Featured Story - The Qemists
Brighton-based three-piece The Qemists began working together in a touring rock band in the late 90s, but developed a taste for drum n bass, touring and playing rock by day, while producing drum n bass and DJing by night. The trio were given their first break when Ninja Tune released their remix of Coldcut's Everything Is Under Control. The raucous blending of rock riffs with drum n bass brought the group to the attention of international DJs such as Laurent Garnier, Andy C and resulted in Pendulum adding the group to their Radio 1 Essential Mix.
From this first release The Qemists have gone on to do further remixes for Coldcut as well as the likes of Roots Manuva, Dr. Octagon and Enter Shikari, who they have also supported on tour. The group’s debut album Join The Q, saw the band hook up with legendary Faith No More frontman Mike Patton, Alabama 3's Zoe Devlin Love, grime MC Wiley and fellow Brighton luminary Beardyman.
Liam Black, one third of The Qemists, has recently added a pair of Genelec 6010A monitors to his home studio setup, along with a 5040A subwoofer: “We've got a complex of two studios, in a big industrial unit, but we're used to having our home setups and I realised I needed something to monitor with at home,” says Liam. “I demo’ed lots of small-spec pairs of speakers – I wanted them to double as a hi-fi for me. I wanted the hi-fidelity sound that was interesting and captivating to me.”
After testing the Genelec 6010As with the 5040A subwoofer, Liam was captivated: “Some brands of studio monitor are very flat to listen to, they're not entertaining. You use them for pure science-based listening, but for sitting at home and listening to someone's album they're not much fun. However, the Genelecs have that Genelec sound about them – they're accurate and entertaining to listen to at the same time. I've been using them at home to test mixes we've done at the studio, trying to gauge how they might sound on somebody's stereo, or on smaller home-entertainment systems, which are becoming commonplace in people’s setups."

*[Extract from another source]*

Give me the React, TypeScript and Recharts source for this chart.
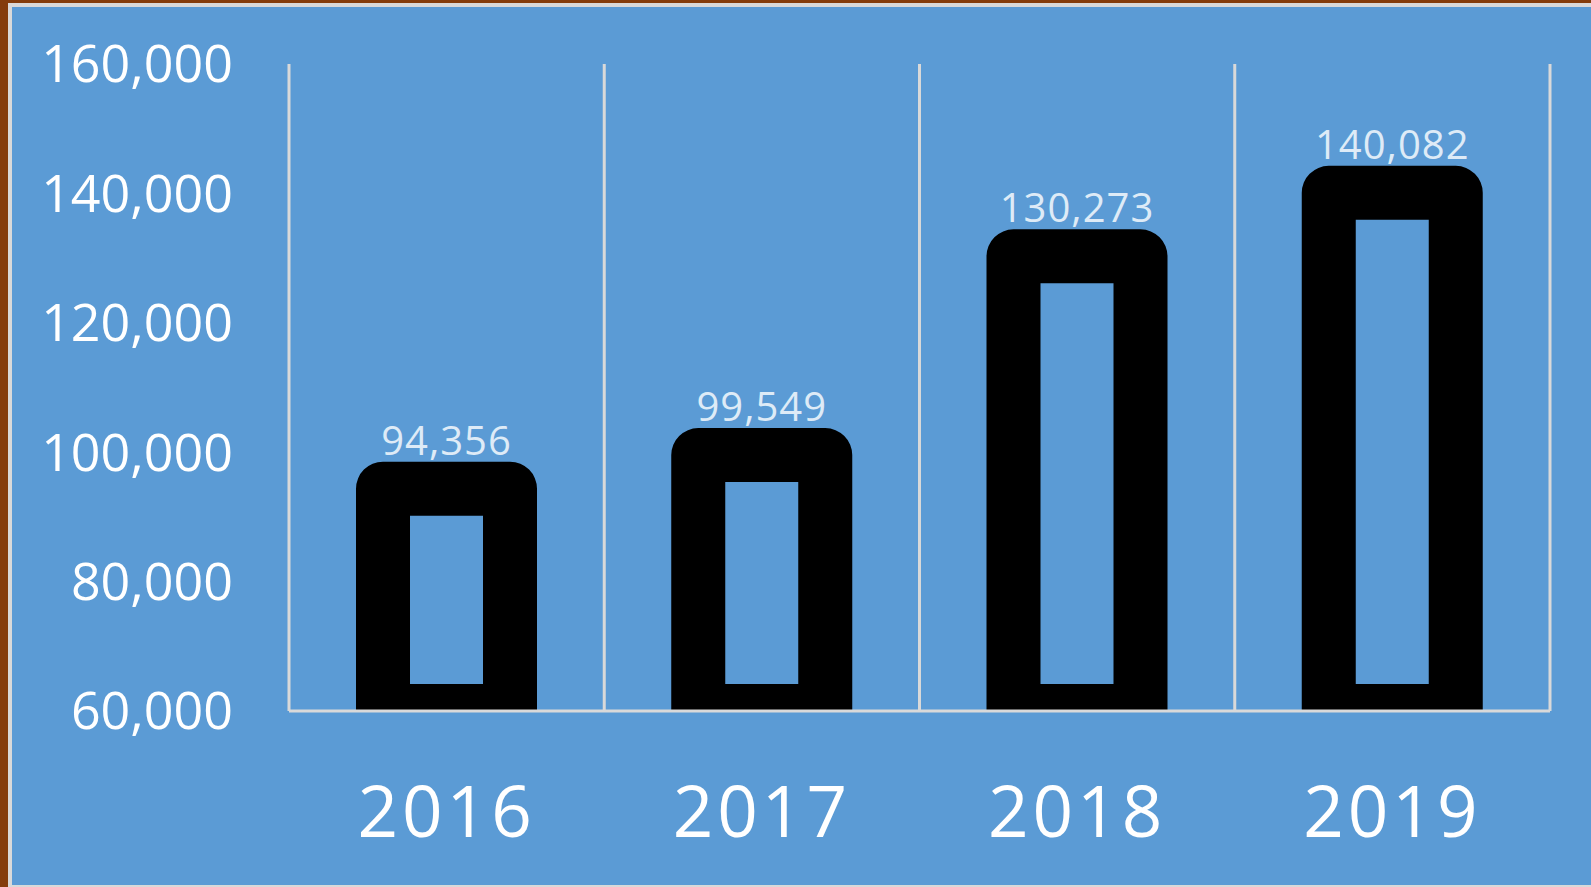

As well as testing out mixes on his home setup, Liam will be putting the monitors to use on the upcoming second album. “I do a lot of the vocal comping, and I'm more than confident that these monitors will handle that kind of job beautifully. The upper-highs are smooth and transparent, the imaging is good when they're set up properly and you can tailor them to a room. You don't get any problems with the acoustics of a room – you can very quickly get them to sound good.”
Putting monitors you know well in a new location can take a little getting used to, as you need to learn the sound of the new room. Putting monitors you don't know into a new room can be even tougher to get used to. Thankfully it didn't take Liam long to get to know his new Genelec 6010As:
“The most crucial thing with 2.1 systems is the crossover where the frequencies get sent to the sub or the top speakers. With a lot of systems you get the feeling that there's a gap where the frequencies haven't really joined up properly. With the Genelec system, if you couldn't see the sub you'd just think – wow, these little speakers are amazing. It's not rocket-science to get these speakers to sound good – they just do sound good.”
Another factor which helped Liam get to know his new monitors fast was the similarity the Genelec 6010As have to the monitors in his studio, as well as many other studios around the globe:
“We also use Genelecs in the main studio as our nearfields. We've got a pair of 1030As and I wanted to tie in that Genelec sound at home. The 6010As have that professional Genelec sound, they're not cheap down-market versions – they're just smaller, which gives them limitations in their bass-end and volume. But those are the only differences. Other than that they sound like the larger Genelecs, combined with the sub they offer a powerful compact system.”
Because of their portability, the 6010As probably won't be staying in Liam's house long. “I also got them with a view to taking the 6010As on tour to do writing in hotel rooms. I love the fact that they're very rugged, compact and offer up enough bass to give an impression of the upper-end of the bass. In today’s dance crossover production, people are flying around a lot – it's invaluable to have a reliable pair of speakers that you can take with you. So much stuff gets made on laptops while on the road, having these speakers makes the kind of work you can do on the road more serious.”
And if Liam needs the extra bass, the option is always there from the 5040A subwoofer: “Adding in the sub gives you that low-end experience. It's very powerful and you get a lot of bass out of it, if you need to. I tend not to jack the bass too hard, but it does turn compact speakers into a system that sounds way bigger than it actually is. The sub's got enough adjustment on it that with careful setup you can get good accuracy.”
The Qemists’ as-yet untitled second album will be released later this year, preceded by a DJ tour, which will see the band test out many of the new tracks on dance crowds around the globe, before a full band live tour next year.